Wednesday, 30 May 2007

Charity for the religious

New Zealand Association of Rationalists and Humanists put out a press release in the last week (Thanks to Des of the New Zealand Brights Local Constituency for alerting me to it) disucssing the recent budget's removal of the tax rebate cap for charitable donations.

The issue is not one of charitable donations are bad as of course they are not but rather that the standards for what makes a charity are somewhat interesting. Here is what Elizabeth McKenzie, President of the New Zealand Association of Rationalists and Humanists had to say:

[W]e support any measure that sees more money being passed into the hands of genuine charitable organisations that provide a tangible benefit for society. However we are concerned that an archaic definition in New Zealand’s charity legislation means that the promotion of religion alone is regarded as a charitable activity.
So the issue is what makes something charitable. It turns out that in New Zealand being a church is enough. All you need to do is ave the intent of spreading your religion.

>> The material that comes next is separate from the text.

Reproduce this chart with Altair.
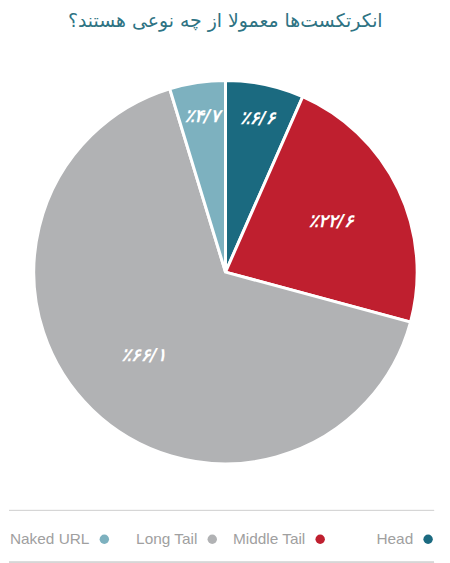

However there is an ugly side to that in that Des reports that an attempt to create a Humanist trust, he was not allowed to have part of the trusts mission being to promote humanism.

Hmmm that smacks of a double standard, but I will be looking further into this as I find the time.

1 comments:

steppen wolf said...

Hi,

Unless I am totally wrong, you will be the next host of the Skeptics' Circle. I could not find your contact info, so I hope you do not mind me leaving my submission link here....

warning: this may seriously affect your appetite

nice basic physics posts, by the way - I do need some heavy refresher on that!